To support the claim that behavioral differences do not exist and the entire racial discipline gap is teachers’ fault, the report cites a 2002 study by Russell Skiba, which is frequently cited by discipline reform proponents to support the claim that there are not genuine behavioral differences by race. But when I emailed Skiba to inquire about the claims made on behalf of this study, he readily admitted that his analysis “does not allow one to come to any conclusions about whether Black students misbehave more or less than their White peers.”
Unfortunately, the commission’s report routinely cites studies that do not support the claims made in their name. To support the claim that suspensions lower student academic performance, for example, the report cites a study—arguably the most rigorous one on the question—that shows that suspensions have a statistically significant positive effect on achievement for the student who was suspended.
But the commission’s sins of omission are far worse. It endorses the aggressive discipline reforms imposed upon schools by the Department of Education’s Office for Civil Rights. But it ignores every rigorous study on the effects of these reforms. In Philadelphia, Matthew Steinberg and Johanna Lacoe found significant academic harms from a discipline ban. The commission’s report does not cite their study. In Pittsburgh, RAND found significant academic harms to black students from its restorative justice initiative. The report does not cite its study. In California, Dominic Zarecki found significant and dramatic damage to math achievement. The report does not cite his study. (Although, notably, the two dissenting commissioners cite them all.)
Teacher surveys in more than a dozen districts suggest that teachers do not believe that these policies work in practice. The report does not cite them.
When teachers are provided an opportunity to speak anonymously on the effects of the reforms endorsed by the commission, the same horror stories are told in districts from Buffalo to Oklahoma City to Fresno: Principals refuse to administer discipline for anything except violent offenses (if even then), and teachers are left without any authority to stem a rising tide of disruption.
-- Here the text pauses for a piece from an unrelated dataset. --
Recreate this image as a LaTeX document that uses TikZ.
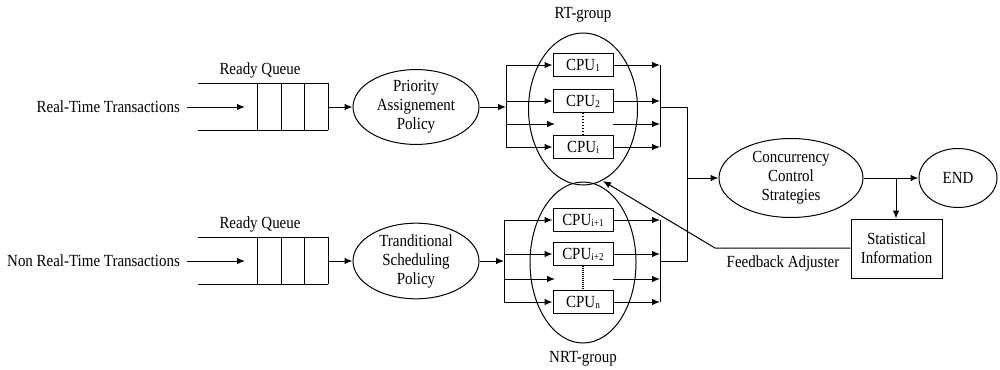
\documentclass[tikz,border=0pt]{standalone}
\usepackage{fontspec}
\setmainfont{Liberation Serif}[FakeStretch=0.88]
\usetikzlibrary{shapes.geometric,arrows.meta}
\newcommand\cpulabel[1]{CPU\raisebox{-0.1ex}{\fontsize{10.5}{10}\selectfont #1}}
\begin{document}
\begin{tikzpicture}[x=1pt,y=-1pt,
  every node/.style={font=\fontsize{17}{19}\selectfont, inner sep=0pt},
  ln/.style={line width=1pt},
  arr/.style={ln,-{Latex[length=8pt,width=6.5pt]}},
  ell/.style={draw,ln,ellipse,align=center},
  cpubox/.style={draw,ln,rectangle,minimum width=60pt,minimum height=23pt},
]
\useasboundingbox (0,0) rectangle (1000,369);

% ---------- RT branch ----------
\node[anchor=east] (rtin) at (180,107) {Real-Time Transactions};
\coordinate (rtq) at (245,107);
\draw[arr] (rtin.east) ++(7,0) -- (rtq);
\draw[ln] (198,83) -- (328,83) (198,130) -- (328,130);
\foreach \x in {257,281,304,328} \draw[ln] (\x,83) -- (\x,130);
\node (rq1) at (260,70) {Ready Queue};
\coordinate (rtqout) at (328,107);
\node[ell,minimum width=126pt,minimum height=62pt] (pap) at (416,107) {Priority\\Assignement\\Policy};
\draw[arr] (rtqout) -- (pap.west);

\node[draw,ln,ellipse,minimum width=109pt,minimum height=152pt] (rtg) at (583,109) {};
\node (rtgl) at (583,15) {RT-group};

\coordinate (rbin) at (506,107);
\coordinate (rb1) at (506,65);
\coordinate (rb2) at (506,101);
\coordinate (rb3) at (506,124);
\coordinate (rb4) at (506,147);
\draw[arr] (pap.east) -- (rbin);
\draw[ln] (rb1) -- (rb4);

\node[cpubox] (c1) at (583,65) {\cpulabel{1}};
\node[cpubox] (c2) at (583,101) {\cpulabel{2}};
\node[cpubox] (ci) at (583,147) {\cpulabel{i}};
\coordinate (e3l) at (555,124);
\coordinate (e3r) at (613,124);

\draw[arr] (rb1) -- (c1.west);
\draw[arr] (rb2) -- (c2.west);
\draw[arr] (rb3) -- (e3l);
\draw[arr] (rb4) -- (ci.west);
\draw[ln,dotted,line width=1.4pt] (c2.south) -- (ci.north);

\coordinate (ro1) at (660,65);
\coordinate (ro2) at (660,101);
\coordinate (ro3) at (660,124);
\coordinate (ro4) at (660,147);
\coordinate (rout) at (660,107);
\draw[arr] (c1.east) -- (ro1);
\draw[arr] (c2.east) -- (ro2);
\draw[arr] (e3r) -- (ro3);
\draw[arr] (ci.east) -- (ro4);
\draw[ln] (ro1) -- (ro4);

% ---------- NRT branch ----------
\node[anchor=east] (nrtin) at (180,261) {Non Real-Time Transactions};
\coordinate (nrtq) at (245,261);
\draw[arr] (nrtin.east) ++(7,0) -- (nrtq);
\draw[ln] (198,237) -- (328,237) (198,284) -- (328,284);
\foreach \x in {257,281,304,328} \draw[ln] (\x,237) -- (\x,284);
\node (rq2) at (260,224) {Ready Queue};
\coordinate (nrtqout) at (328,261);
\node[ell,minimum width=126pt,minimum height=66pt] (tsp) at (416,261) {Tranditional\\Scheduling\\Policy};
\draw[arr] (nrtqout) -- (tsp.west);

\node[draw,ln,ellipse,minimum width=106pt,minimum height=161pt] (nrtg) at (583,262.5) {};
\node (nrtgl) at (583,359) {NRT-group};

\coordinate (nbin) at (504,261);
\coordinate (nb1) at (504,220);
\coordinate (nb2) at (504,254);
\coordinate (nb3) at (504,279);
\coordinate (nb4) at (504,302);
\draw[arr] (tsp.east) -- (nbin);
\draw[ln] (nb1) -- (nb4);

\node[cpubox] (c5) at (583,220) {\cpulabel{i+1}};
\node[cpubox] (c6) at (583,254) {\cpulabel{i+2}};
\node[cpubox] (cn) at (583,302) {\cpulabel{n}};
\coordinate (f3l) at (555,279);
\coordinate (f3r) at (613,279);

\draw[arr] (nb1) -- (c5.west);
\draw[arr] (nb2) -- (c6.west);
\draw[arr] (nb3) -- (f3l);
\draw[arr] (nb4) -- (cn.west);
\draw[ln,densely dotted,line width=1.4pt] (c6.south) -- (cn.north);

\coordinate (no1) at (660,220);
\coordinate (no2) at (660,254);
\coordinate (no3) at (660,279);
\coordinate (no4) at (660,302);
\coordinate (nout) at (660,261);
\draw[arr] (c5.east) -- (no1);
\draw[arr] (c6.east) -- (no2);
\draw[arr] (f3r) -- (no3);
\draw[arr] (cn.east) -- (no4);
\draw[ln] (no1) -- (no4);

% ---------- merge ----------
\coordinate (mtop) at (687,107);
\coordinate (mbot) at (687,261);
\coordinate (mmid) at (687,178);
\draw[ln] (rout) -- (mtop) -- (mbot) -- (nout);
\node[ell,minimum width=144pt,minimum height=79pt] (ccs) at (791,178) {Concurrency\\Control\\Strategies};
\draw[arr] (mmid) -- (ccs.west);

\node[ell,minimum width=78pt,minimum height=59pt] (endn) at (958,178) {END};
\draw[arr] (ccs.east) -- (endn.west);

\node[draw,ln,rectangle,minimum width=91pt,minimum height=59pt,align=center] (stat) at (896.5,248.5) {Statistical\\Information};
\coordinate (split) at (896,178);
\draw[arr] (split) -- (split |- stat.north);

\coordinate (fbk) at (715,248);
\coordinate (fbtip) at (603,181);
\draw[arr] (stat.west |- fbk) -- (fbk) -- (fbtip);
\node (fbl) at (783,263) {Feedback Adjuster};
\end{tikzpicture}
\end{document}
But teachers will not speak out against these policies on the record—partly because doing so would invite retaliation from their principals. And partly because doing so is certain to court accusations of “racism” from politically correct bureaucrats, activists, and Twitter trolls who hew to the falsehood now propagated by the U.S. Commission on Civil Rights.
Commission Chair Catherine Lhamon told the Washington Post that, “my very strong belief is that all of us have implicit bias. No one is exempt.” Perhaps not—least of all her and her colleagues.
They have produced a report making a sweeping empirical claim without providing any evidence to support it, and endorsed a policy agenda while literally ignoring all rigorous evidence suggesting it does more harm than good. This is either—more charitably—a compelling case study in confirmation bias or—less charitably—willful fraud. Either way, it is a discredit to a commission that purports to be an arbiter of civil rights.
America has a long, shameful history of interest groups who distort social science to promote their strongly held beliefs on race at an untold cost to citizens of color. Unfortunately, rather than rectify the legacy of these groups and their policies, the U.S. Commission on Civil Rights has apparently determined to write itself in as the latest chapter in this tragic story.